### Source data:
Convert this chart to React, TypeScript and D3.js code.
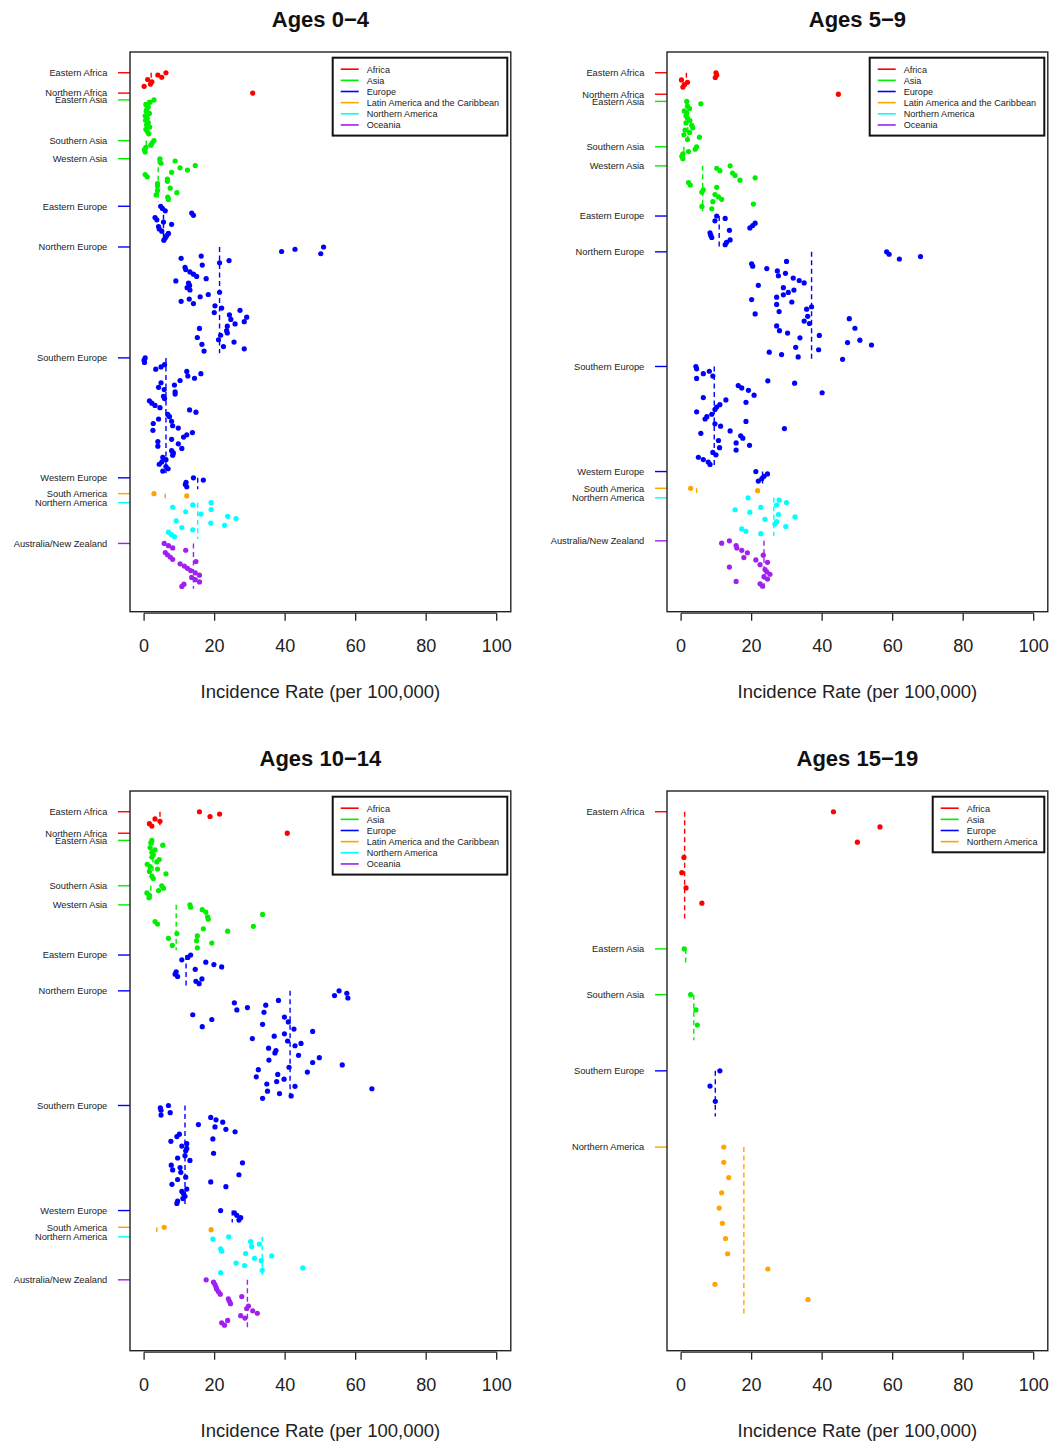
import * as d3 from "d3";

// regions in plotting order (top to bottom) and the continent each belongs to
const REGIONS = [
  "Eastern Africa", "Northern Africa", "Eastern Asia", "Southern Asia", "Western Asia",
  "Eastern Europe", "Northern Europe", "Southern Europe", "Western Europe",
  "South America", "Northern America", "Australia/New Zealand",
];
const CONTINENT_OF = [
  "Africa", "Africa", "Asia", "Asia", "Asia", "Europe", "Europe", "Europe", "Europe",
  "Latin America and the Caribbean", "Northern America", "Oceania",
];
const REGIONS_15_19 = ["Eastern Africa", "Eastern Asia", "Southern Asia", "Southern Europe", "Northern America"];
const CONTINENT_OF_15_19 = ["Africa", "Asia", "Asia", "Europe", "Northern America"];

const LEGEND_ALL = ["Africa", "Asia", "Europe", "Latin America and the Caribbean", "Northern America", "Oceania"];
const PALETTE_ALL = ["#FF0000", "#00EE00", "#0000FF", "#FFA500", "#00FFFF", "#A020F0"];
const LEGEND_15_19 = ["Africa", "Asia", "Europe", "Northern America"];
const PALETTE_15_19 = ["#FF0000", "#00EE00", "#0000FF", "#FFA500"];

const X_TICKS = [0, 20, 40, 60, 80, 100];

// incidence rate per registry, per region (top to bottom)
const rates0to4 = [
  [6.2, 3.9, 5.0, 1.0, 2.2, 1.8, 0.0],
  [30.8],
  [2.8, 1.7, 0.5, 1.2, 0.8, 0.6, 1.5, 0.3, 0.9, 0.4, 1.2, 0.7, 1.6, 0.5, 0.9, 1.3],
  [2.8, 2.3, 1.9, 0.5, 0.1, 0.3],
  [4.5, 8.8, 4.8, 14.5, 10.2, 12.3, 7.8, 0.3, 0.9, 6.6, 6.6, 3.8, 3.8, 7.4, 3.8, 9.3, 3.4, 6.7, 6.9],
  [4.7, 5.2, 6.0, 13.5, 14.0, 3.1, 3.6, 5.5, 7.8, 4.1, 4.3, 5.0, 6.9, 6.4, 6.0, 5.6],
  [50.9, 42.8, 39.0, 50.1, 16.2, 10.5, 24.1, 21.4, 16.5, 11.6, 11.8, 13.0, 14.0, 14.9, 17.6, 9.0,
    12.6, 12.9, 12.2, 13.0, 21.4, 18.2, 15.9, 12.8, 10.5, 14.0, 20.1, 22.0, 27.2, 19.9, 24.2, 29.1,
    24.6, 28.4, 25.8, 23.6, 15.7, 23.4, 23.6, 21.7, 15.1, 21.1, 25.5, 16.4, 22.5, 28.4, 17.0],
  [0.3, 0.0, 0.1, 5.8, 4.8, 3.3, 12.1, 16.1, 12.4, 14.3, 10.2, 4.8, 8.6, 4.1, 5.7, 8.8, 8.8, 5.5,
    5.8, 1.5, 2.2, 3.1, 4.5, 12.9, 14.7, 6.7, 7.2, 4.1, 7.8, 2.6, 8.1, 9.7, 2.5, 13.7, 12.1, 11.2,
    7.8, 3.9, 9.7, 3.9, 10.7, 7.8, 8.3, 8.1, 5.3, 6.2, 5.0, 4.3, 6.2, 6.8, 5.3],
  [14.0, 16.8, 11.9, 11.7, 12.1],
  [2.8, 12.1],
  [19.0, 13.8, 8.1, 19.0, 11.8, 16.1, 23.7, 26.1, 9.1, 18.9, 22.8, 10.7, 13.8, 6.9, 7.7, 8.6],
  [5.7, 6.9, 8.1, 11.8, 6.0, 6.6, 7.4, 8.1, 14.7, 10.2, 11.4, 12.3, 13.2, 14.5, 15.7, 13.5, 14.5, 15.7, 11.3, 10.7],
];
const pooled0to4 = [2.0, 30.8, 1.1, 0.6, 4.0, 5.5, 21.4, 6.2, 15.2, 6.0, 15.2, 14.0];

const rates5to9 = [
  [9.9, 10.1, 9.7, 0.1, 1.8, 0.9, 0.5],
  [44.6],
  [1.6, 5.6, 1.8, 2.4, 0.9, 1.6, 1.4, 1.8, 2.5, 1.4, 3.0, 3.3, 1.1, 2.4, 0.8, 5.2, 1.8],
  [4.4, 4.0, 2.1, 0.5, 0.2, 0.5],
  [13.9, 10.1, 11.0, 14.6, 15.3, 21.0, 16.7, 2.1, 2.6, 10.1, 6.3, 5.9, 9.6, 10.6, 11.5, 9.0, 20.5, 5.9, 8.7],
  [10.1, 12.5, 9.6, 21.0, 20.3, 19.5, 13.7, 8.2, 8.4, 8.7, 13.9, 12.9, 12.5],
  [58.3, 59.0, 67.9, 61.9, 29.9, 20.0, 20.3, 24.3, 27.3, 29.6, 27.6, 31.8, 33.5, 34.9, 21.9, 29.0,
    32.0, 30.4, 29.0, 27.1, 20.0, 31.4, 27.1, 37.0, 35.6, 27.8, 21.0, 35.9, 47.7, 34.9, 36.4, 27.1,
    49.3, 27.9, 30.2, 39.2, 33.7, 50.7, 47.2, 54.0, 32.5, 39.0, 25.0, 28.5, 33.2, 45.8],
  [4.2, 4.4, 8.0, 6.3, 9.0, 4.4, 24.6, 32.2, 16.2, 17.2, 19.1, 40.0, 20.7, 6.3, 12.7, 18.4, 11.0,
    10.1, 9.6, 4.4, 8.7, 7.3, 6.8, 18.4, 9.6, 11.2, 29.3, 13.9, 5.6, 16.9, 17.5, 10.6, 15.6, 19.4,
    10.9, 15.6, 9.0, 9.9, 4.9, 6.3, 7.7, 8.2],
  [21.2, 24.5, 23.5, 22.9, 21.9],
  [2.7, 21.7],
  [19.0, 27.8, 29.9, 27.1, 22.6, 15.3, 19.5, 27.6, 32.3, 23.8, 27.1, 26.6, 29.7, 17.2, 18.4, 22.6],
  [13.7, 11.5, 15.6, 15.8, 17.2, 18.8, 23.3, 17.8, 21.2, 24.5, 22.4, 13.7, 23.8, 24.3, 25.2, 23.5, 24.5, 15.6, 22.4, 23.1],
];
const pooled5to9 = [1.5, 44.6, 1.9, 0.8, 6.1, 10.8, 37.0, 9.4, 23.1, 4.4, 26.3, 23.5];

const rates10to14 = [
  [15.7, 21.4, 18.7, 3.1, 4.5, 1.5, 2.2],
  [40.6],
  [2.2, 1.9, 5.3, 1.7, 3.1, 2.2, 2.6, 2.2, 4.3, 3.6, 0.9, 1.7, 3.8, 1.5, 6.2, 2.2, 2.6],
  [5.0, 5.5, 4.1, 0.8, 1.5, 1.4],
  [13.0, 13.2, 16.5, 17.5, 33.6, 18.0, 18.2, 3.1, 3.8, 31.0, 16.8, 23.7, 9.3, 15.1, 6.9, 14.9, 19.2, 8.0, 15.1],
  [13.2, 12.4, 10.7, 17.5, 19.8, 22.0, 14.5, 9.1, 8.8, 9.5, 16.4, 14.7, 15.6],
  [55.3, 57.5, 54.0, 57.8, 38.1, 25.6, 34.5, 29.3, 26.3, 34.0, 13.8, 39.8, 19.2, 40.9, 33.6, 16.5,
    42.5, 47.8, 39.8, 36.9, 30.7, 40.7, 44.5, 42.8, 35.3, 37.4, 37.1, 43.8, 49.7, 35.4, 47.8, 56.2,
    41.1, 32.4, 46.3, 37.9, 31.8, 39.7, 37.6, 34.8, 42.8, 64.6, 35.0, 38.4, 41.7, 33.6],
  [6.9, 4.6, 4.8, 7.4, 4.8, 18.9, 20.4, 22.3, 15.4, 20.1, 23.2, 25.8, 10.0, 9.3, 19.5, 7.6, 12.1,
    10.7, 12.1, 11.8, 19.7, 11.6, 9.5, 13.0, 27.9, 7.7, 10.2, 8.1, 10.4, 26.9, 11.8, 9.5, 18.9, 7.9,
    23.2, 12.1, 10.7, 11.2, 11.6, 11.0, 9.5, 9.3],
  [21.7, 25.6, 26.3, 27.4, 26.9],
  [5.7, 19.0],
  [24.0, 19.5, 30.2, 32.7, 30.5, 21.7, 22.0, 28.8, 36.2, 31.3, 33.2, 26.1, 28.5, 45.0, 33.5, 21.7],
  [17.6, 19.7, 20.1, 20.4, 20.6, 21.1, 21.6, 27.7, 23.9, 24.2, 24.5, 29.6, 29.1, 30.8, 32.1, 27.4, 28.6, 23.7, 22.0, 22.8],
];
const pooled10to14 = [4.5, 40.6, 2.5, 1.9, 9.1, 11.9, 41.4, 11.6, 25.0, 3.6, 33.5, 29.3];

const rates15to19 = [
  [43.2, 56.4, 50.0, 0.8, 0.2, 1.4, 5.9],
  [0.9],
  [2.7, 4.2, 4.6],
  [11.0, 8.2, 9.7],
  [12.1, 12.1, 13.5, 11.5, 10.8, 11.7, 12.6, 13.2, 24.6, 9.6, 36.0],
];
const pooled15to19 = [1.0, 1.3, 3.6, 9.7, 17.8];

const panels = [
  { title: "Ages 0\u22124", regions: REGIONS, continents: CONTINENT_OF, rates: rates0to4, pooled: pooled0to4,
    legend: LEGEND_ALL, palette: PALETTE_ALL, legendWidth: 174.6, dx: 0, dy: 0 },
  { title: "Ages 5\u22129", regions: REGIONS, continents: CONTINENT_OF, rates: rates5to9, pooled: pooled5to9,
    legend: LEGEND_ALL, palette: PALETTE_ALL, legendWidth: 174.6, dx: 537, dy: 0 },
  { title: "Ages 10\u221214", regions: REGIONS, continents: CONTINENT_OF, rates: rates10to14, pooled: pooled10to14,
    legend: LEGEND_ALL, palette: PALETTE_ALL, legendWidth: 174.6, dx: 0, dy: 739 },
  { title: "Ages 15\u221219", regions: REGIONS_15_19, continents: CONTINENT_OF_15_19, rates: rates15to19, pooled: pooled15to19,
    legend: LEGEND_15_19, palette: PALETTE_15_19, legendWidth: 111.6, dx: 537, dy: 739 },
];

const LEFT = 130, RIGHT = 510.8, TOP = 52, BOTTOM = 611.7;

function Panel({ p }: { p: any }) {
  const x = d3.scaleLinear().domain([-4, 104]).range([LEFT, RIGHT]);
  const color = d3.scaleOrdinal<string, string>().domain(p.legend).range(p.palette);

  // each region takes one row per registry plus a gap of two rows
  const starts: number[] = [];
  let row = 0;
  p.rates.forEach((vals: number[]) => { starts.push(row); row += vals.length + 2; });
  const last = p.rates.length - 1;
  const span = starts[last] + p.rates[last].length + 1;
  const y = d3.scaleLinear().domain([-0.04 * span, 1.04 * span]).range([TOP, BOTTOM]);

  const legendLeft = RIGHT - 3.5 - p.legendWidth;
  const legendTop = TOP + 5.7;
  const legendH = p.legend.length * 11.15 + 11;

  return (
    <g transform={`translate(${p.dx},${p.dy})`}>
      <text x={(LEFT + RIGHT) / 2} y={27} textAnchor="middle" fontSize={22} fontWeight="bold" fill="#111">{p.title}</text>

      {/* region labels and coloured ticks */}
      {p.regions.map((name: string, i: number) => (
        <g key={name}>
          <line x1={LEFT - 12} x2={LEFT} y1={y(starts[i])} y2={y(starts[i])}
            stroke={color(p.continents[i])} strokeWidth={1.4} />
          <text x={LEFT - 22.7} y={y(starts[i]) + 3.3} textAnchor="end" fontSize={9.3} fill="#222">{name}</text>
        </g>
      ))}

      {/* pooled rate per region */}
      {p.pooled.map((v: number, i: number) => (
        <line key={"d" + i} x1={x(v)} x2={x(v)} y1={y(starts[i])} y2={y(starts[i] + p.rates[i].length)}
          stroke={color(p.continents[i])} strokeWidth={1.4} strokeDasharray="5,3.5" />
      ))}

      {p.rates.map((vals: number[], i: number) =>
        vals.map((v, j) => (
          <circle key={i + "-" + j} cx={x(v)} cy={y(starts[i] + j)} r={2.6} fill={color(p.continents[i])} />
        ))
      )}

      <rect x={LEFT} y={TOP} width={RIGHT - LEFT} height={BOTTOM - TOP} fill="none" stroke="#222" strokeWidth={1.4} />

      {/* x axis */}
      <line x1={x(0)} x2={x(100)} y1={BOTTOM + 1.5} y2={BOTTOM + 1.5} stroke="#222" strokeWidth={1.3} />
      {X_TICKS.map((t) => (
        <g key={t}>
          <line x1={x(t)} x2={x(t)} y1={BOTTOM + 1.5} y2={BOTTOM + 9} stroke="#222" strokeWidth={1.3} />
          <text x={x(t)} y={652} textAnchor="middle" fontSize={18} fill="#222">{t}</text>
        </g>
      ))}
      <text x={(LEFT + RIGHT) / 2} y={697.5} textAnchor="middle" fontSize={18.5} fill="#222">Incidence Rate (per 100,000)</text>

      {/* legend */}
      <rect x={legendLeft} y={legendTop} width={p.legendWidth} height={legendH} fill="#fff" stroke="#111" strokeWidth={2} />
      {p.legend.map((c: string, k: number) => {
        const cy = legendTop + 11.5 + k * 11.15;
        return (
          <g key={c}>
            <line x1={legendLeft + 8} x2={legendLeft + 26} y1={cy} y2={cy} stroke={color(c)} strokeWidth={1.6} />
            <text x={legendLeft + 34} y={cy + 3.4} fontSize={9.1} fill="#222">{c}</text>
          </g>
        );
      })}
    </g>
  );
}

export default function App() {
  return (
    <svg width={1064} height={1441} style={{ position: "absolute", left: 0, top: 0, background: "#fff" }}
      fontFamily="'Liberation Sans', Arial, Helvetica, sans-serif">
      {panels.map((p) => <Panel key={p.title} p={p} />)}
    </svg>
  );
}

### Problem description:
The lines from the top of the data above through the one holding "const X_TICKS = [0, 20, 40, 60, 80, 100];" are to be repeated exactly, and only those, with no pictures.

### Exercise answer:
Convert this chart to React, TypeScript and D3.js code.
import * as d3 from "d3";

// regions in plotting order (top to bottom) and the continent each belongs to
const REGIONS = [
  "Eastern Africa", "Northern Africa", "Eastern Asia", "Southern Asia", "Western Asia",
  "Eastern Europe", "Northern Europe", "Southern Europe", "Western Europe",
  "South America", "Northern America", "Australia/New Zealand",
];
const CONTINENT_OF = [
  "Africa", "Africa", "Asia", "Asia", "Asia", "Europe", "Europe", "Europe", "Europe",
  "Latin America and the Caribbean", "Northern America", "Oceania",
];
const REGIONS_15_19 = ["Eastern Africa", "Eastern Asia", "Southern Asia", "Southern Europe", "Northern America"];
const CONTINENT_OF_15_19 = ["Africa", "Asia", "Asia", "Europe", "Northern America"];

const LEGEND_ALL = ["Africa", "Asia", "Europe", "Latin America and the Caribbean", "Northern America", "Oceania"];
const PALETTE_ALL = ["#FF0000", "#00EE00", "#0000FF", "#FFA500", "#00FFFF", "#A020F0"];
const LEGEND_15_19 = ["Africa", "Asia", "Europe", "Northern America"];
const PALETTE_15_19 = ["#FF0000", "#00EE00", "#0000FF", "#FFA500"];

const X_TICKS = [0, 20, 40, 60, 80, 100];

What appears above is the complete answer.